**BRIEF**
Type out all the records word for word. Any pictures are to be left out.

**RECORD EXTRACTS**
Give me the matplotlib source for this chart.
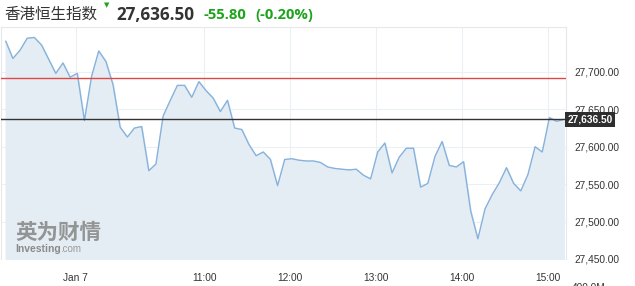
import numpy as np
import matplotlib.pyplot as plt

# 恒生指数 5分钟数据 (Jan 7)
values = [27741, 27718, 27729, 27745, 27746, 27736, 27717, 27698, 27712, 27693,
          27698, 27635, 27694, 27728, 27714, 27683, 27626, 27613, 27625, 27627,
          27568, 27577, 27641, 27662, 27682, 27682, 27666, 27687, 27675, 27665,
          27647, 27662, 27625, 27623, 27603, 27588, 27593, 27583, 27548, 27583,
          27584, 27582, 27581, 27581, 27579, 27573, 27571, 27570, 27569, 27570,
          27562, 27557, 27593, 27605, 27565, 27586, 27598, 27598, 27546, 27551,
          27587, 27607, 27575, 27573, 27580, 27514, 27477, 27517, 27536, 27552,
          27572, 27551, 27541, 27563, 27600, 27593, 27639, 27634, 27636.5]
start_min = 521.2          # 第一个点的时间 (分钟)
step_min = 5
times = start_min + step_min * np.arange(len(values))

prev_close = 27692.30
last_price = 27636.50
change = "-55.80"
change_pct = "(-0.20%)"

xtick_pos = [570, 660, 720, 780, 840, 900]
xtick_labels = ["Jan 7", "11:00", "12:00", "13:00", "14:00", "15:00"]
ytick_vals = [27450, 27500, 27550, 27600, 27650, 27700]

W, H = 635, 286
fig = plt.figure(figsize=(W / 100, H / 100), dpi=100)
ax = fig.add_axes([1 / W, 1 - 259 / H, 565 / W, 232 / H])

ax.fill_between(times, values, 27400, color="#e4edf4", zorder=1)
ax.plot(times, values, color="#86b2dc", lw=1.0, zorder=3)
ax.axhline(prev_close, color="#e04848", lw=1.0, zorder=4)
ax.axhline(last_price, color="#333333", lw=1.0, zorder=4)

ax.set_xlim(517.9, 912.8)
ax.set_ylim(27450, 27760)
ax.set_xticks(xtick_pos)
ax.set_xticklabels(xtick_labels)
ax.set_yticks(ytick_vals)
ax.set_yticklabels([f"{v:,.2f}" for v in ytick_vals])
ax.yaxis.tick_right()
ax.tick_params(length=0, labelsize=7.3, colors="#333333", pad=6)
ax.tick_params(axis="x", pad=10)
for lab in ax.get_xticklabels() + ax.get_yticklabels():
    lab.set_family("Liberation Sans")
ax.grid(True, color="#eceff3", lw=0.8, zorder=0)
ax.set_axisbelow(True)
for s in ["left", "top", "right"]:
    ax.spines[s].set_color("#e6e8ee")
    ax.spines[s].set_linewidth(0.8)
ax.spines["bottom"].set_visible(False)

# 当前价格标签
ax.text(1.003, last_price, f"{last_price:,.2f}", transform=ax.get_yaxis_transform(),
        ha="left", va="center", fontsize=7.3, color="white", weight="bold",
        family="Liberation Sans", zorder=6,
        bbox=dict(boxstyle="square,pad=0.25", fc="#2e2e2e", ec="none"))

# 被截断的成交量标签
fig.text(572 / W, 1 - 288 / H, "400.0M", fontsize=7.3, color="#333333",
         family="Liberation Sans", ha="left", va="center")

# 标题
fig.text(4 / W, 1 - 14 / H, "香港恒生指数", fontsize=11.2, color="#333333",
         family=["Noto Sans CJK SC", "DejaVu Sans"], ha="left", va="center")
fig.text(104 / W, 1 - 5 / H, "▼", fontsize=5, color="#1fa31f",
         family="DejaVu Sans", ha="left", va="center")
fig.text(116 / W, 1 - 15 / H, f"{last_price:,.2f}", fontsize=12.3, color="#333333",
         family="Open Sans", weight="bold", ha="left", va="center")
fig.text(203 / W, 1 - 15 / H, change, fontsize=10.7, color="#1fa31f",
         family="Open Sans", weight="bold", ha="left", va="center")
fig.text(255 / W, 1 - 15 / H, change_pct, fontsize=10.7, color="#1fa31f",
         family="Open Sans", weight="bold", ha="left", va="center")

# 水印
fig.text(15 / W, 1 - 232 / H, "英为财情", fontsize=15.5, color="#8a8a8a",
         family=["Noto Sans CJK SC", "DejaVu Sans"], weight="bold",
         ha="left", va="center", alpha=0.9)
fig.text(15 / W, 1 - 249 / H, "Investing", fontsize=7.5, color="#8a8a8a",
         family="Liberation Sans", weight="bold", ha="left", va="center")
fig.text(60 / W, 1 - 249 / H, ".com", fontsize=7, color="#9a9a9a",
         family="Liberation Sans", ha="left", va="center")

fig.savefig("out.png", dpi=100)
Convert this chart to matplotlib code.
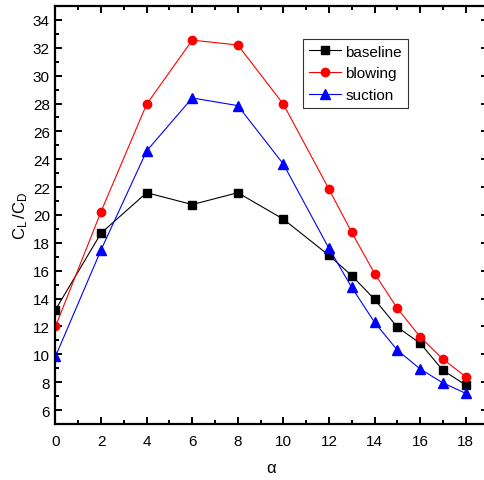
import matplotlib
matplotlib.use('Agg')
import matplotlib.pyplot as plt
from matplotlib.ticker import MultipleLocator

plt.rcParams['font.family'] = ['Liberation Sans', 'DejaVu Sans']
plt.rcParams['mathtext.fontset'] = 'custom'
plt.rcParams['mathtext.rm'] = 'Liberation Sans'
plt.rcParams['mathtext.it'] = 'Liberation Sans'

# angle of attack
alpha = [0, 2, 4, 6, 8, 10, 12, 13, 14, 15, 16, 17, 18]
baseline = [13.2, 18.7, 21.6, 20.75, 21.6, 19.7, 17.1, 15.65, 13.95, 11.95, 10.8, 8.85, 7.8]
blowing = [12.0, 20.25, 27.95, 32.55, 32.2, 27.95, 21.85, 18.75, 15.8, 13.3, 11.25, 9.65, 8.4]
suction = [9.85, 17.5, 24.6, 28.4, 27.85, 23.65, 17.6, 14.8, 12.3, 10.3, 8.95, 7.95, 7.2]

fig = plt.figure(figsize=(4.85, 4.81), dpi=100)
fig.patch.set_facecolor('white')
ax = fig.add_axes([55.5/485, 56/481, 433/485, 418/481])

ax.plot(alpha, baseline, color='black', lw=0.8, marker='s', ms=5.5, label='baseline')
ax.plot(alpha, blowing, color='red', lw=0.8, marker='o', ms=6, label='blowing')
ax.plot(alpha, suction, color='blue', lw=0.8, marker='^', ms=6.5, label='suction')

ax.set_xlim(0, 19)
ax.set_ylim(5, 35)
ax.xaxis.set_minor_locator(MultipleLocator(1))
ax.yaxis.set_minor_locator(MultipleLocator(1))
ax.set_xticks(range(0, 19, 2))
ax.set_yticks(range(6, 35, 2))

for s in ax.spines.values():
    s.set_linewidth(1.6)
ax.tick_params(which='both', direction='in', top=True, right=True, width=1.4)
ax.tick_params(which='major', length=5, labelsize=11)
ax.tick_params(which='minor', length=3)
ax.tick_params(axis='x', pad=7)
ax.tick_params(axis='y', pad=4)

ax.set_xlabel(r'$\alpha$', fontsize=12, labelpad=9)
ax.set_ylabel(r'$\mathrm{C_L\,/C_D}$', fontsize=12, labelpad=2)

leg = ax.legend(loc='upper left', bbox_to_anchor=(0.571, 0.922), fontsize=11,
                frameon=True, fancybox=False, edgecolor='black', handlelength=2.1,
                handletextpad=0.3, borderpad=0.4, labelspacing=0.5, borderaxespad=0)
leg.get_frame().set_linewidth(0.8)

fig.savefig('out.png', dpi=100, facecolor='white')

**THE OUTPUT**
Give me the matplotlib source for this chart.
import numpy as np
import matplotlib.pyplot as plt

# 恒生指数 5分钟数据 (Jan 7)
values = [27741, 27718, 27729, 27745, 27746, 27736, 27717, 27698, 27712, 27693,
          27698, 27635, 27694, 27728, 27714, 27683, 27626, 27613, 27625, 27627,
          27568, 27577, 27641, 27662, 27682, 27682, 27666, 27687, 27675, 27665,
          27647, 27662, 27625, 27623, 27603, 27588, 27593, 27583, 27548, 27583,
          27584, 27582, 27581, 27581, 27579, 27573, 27571, 27570, 27569, 27570,
          27562, 27557, 27593, 27605, 27565, 27586, 27598, 27598, 27546, 27551,
          27587, 27607, 27575, 27573, 27580, 27514, 27477, 27517, 27536, 27552,
          27572, 27551, 27541, 27563, 27600, 27593, 27639, 27634, 27636.5]
start_min = 521.2          # 第一个点的时间 (分钟)
step_min = 5
times = start_min + step_min * np.arange(len(values))

prev_close = 27692.30
last_price = 27636.50
change = "-55.80"
change_pct = "(-0.20%)"

xtick_pos = [570, 660, 720, 780, 840, 900]
xtick_labels = ["Jan 7", "11:00", "12:00", "13:00", "14:00", "15:00"]
ytick_vals = [27450, 27500, 27550, 27600, 27650, 27700]

W, H = 635, 286
fig = plt.figure(figsize=(W / 100, H / 100), dpi=100)
ax = fig.add_axes([1 / W, 1 - 259 / H, 565 / W, 232 / H])

ax.fill_between(times, values, 27400, color="#e4edf4", zorder=1)
ax.plot(times, values, color="#86b2dc", lw=1.0, zorder=3)
ax.axhline(prev_close, color="#e04848", lw=1.0, zorder=4)
ax.axhline(last_price, color="#333333", lw=1.0, zorder=4)

ax.set_xlim(517.9, 912.8)
ax.set_ylim(27450, 27760)
ax.set_xticks(xtick_pos)
ax.set_xticklabels(xtick_labels)
ax.set_yticks(ytick_vals)
ax.set_yticklabels([f"{v:,.2f}" for v in ytick_vals])
ax.yaxis.tick_right()
ax.tick_params(length=0, labelsize=7.3, colors="#333333", pad=6)
ax.tick_params(axis="x", pad=10)
for lab in ax.get_xticklabels() + ax.get_yticklabels():
    lab.set_family("Liberation Sans")
ax.grid(True, color="#eceff3", lw=0.8, zorder=0)
ax.set_axisbelow(True)
for s in ["left", "top", "right"]:
    ax.spines[s].set_color("#e6e8ee")
    ax.spines[s].set_linewidth(0.8)
ax.spines["bottom"].set_visible(False)

# 当前价格标签
ax.text(1.003, last_price, f"{last_price:,.2f}", transform=ax.get_yaxis_transform(),
        ha="left", va="center", fontsize=7.3, color="white", weight="bold",
        family="Liberation Sans", zorder=6,
        bbox=dict(boxstyle="square,pad=0.25", fc="#2e2e2e", ec="none"))

# 被截断的成交量标签
fig.text(572 / W, 1 - 288 / H, "400.0M", fontsize=7.3, color="#333333",
         family="Liberation Sans", ha="left", va="center")

# 标题
fig.text(4 / W, 1 - 14 / H, "香港恒生指数", fontsize=11.2, color="#333333",
         family=["Noto Sans CJK SC", "DejaVu Sans"], ha="left", va="center")
fig.text(104 / W, 1 - 5 / H, "▼", fontsize=5, color="#1fa31f",
         family="DejaVu Sans", ha="left", va="center")
fig.text(116 / W, 1 - 15 / H, f"{last_price:,.2f}", fontsize=12.3, color="#333333",
         family="Open Sans", weight="bold", ha="left", va="center")
fig.text(203 / W, 1 - 15 / H, change, fontsize=10.7, color="#1fa31f",
         family="Open Sans", weight="bold", ha="left", va="center")
fig.text(255 / W, 1 - 15 / H, change_pct, fontsize=10.7, color="#1fa31f",
         family="Open Sans", weight="bold", ha="left", va="center")

# 水印
fig.text(15 / W, 1 - 232 / H, "英为财情", fontsize=15.5, color="#8a8a8a",
         family=["Noto Sans CJK SC", "DejaVu Sans"], weight="bold",
         ha="left", va="center", alpha=0.9)
fig.text(15 / W, 1 - 249 / H, "Investing", fontsize=7.5, color="#8a8a8a",
         family="Liberation Sans", weight="bold", ha="left", va="center")
fig.text(60 / W, 1 - 249 / H, ".com", fontsize=7, color="#9a9a9a",
         family="Liberation Sans", ha="left", va="center")

fig.savefig("out.png", dpi=100)
Convert this chart to matplotlib code.
import matplotlib
matplotlib.use('Agg')
import matplotlib.pyplot as plt
from matplotlib.ticker import MultipleLocator

plt.rcParams['font.family'] = ['Liberation Sans', 'DejaVu Sans']
plt.rcParams['mathtext.fontset'] = 'custom'
plt.rcParams['mathtext.rm'] = 'Liberation Sans'
plt.rcParams['mathtext.it'] = 'Liberation Sans'

# angle of attack
alpha = [0, 2, 4, 6, 8, 10, 12, 13, 14, 15, 16, 17, 18]
baseline = [13.2, 18.7, 21.6, 20.75, 21.6, 19.7, 17.1, 15.65, 13.95, 11.95, 10.8, 8.85, 7.8]
blowing = [12.0, 20.25, 27.95, 32.55, 32.2, 27.95, 21.85, 18.75, 15.8, 13.3, 11.25, 9.65, 8.4]
suction = [9.85, 17.5, 24.6, 28.4, 27.85, 23.65, 17.6, 14.8, 12.3, 10.3, 8.95, 7.95, 7.2]

fig = plt.figure(figsize=(4.85, 4.81), dpi=100)
fig.patch.set_facecolor('white')
ax = fig.add_axes([55.5/485, 56/481, 433/485, 418/481])

ax.plot(alpha, baseline, color='black', lw=0.8, marker='s', ms=5.5, label='baseline')
ax.plot(alpha, blowing, color='red', lw=0.8, marker='o', ms=6, label='blowing')
ax.plot(alpha, suction, color='blue', lw=0.8, marker='^', ms=6.5, label='suction')

ax.set_xlim(0, 19)
ax.set_ylim(5, 35)
ax.xaxis.set_minor_locator(MultipleLocator(1))
ax.yaxis.set_minor_locator(MultipleLocator(1))
ax.set_xticks(range(0, 19, 2))
ax.set_yticks(range(6, 35, 2))

for s in ax.spines.values():
    s.set_linewidth(1.6)
ax.tick_params(which='both', direction='in', top=True, right=True, width=1.4)
ax.tick_params(which='major', length=5, labelsize=11)
ax.tick_params(which='minor', length=3)
ax.tick_params(axis='x', pad=7)
ax.tick_params(axis='y', pad=4)

ax.set_xlabel(r'$\alpha$', fontsize=12, labelpad=9)
ax.set_ylabel(r'$\mathrm{C_L\,/C_D}$', fontsize=12, labelpad=2)

leg = ax.legend(loc='upper left', bbox_to_anchor=(0.571, 0.922), fontsize=11,
                frameon=True, fancybox=False, edgecolor='black', handlelength=2.1,
                handletextpad=0.3, borderpad=0.4, labelspacing=0.5, borderaxespad=0)
leg.get_frame().set_linewidth(0.8)

fig.savefig('out.png', dpi=100, facecolor='white')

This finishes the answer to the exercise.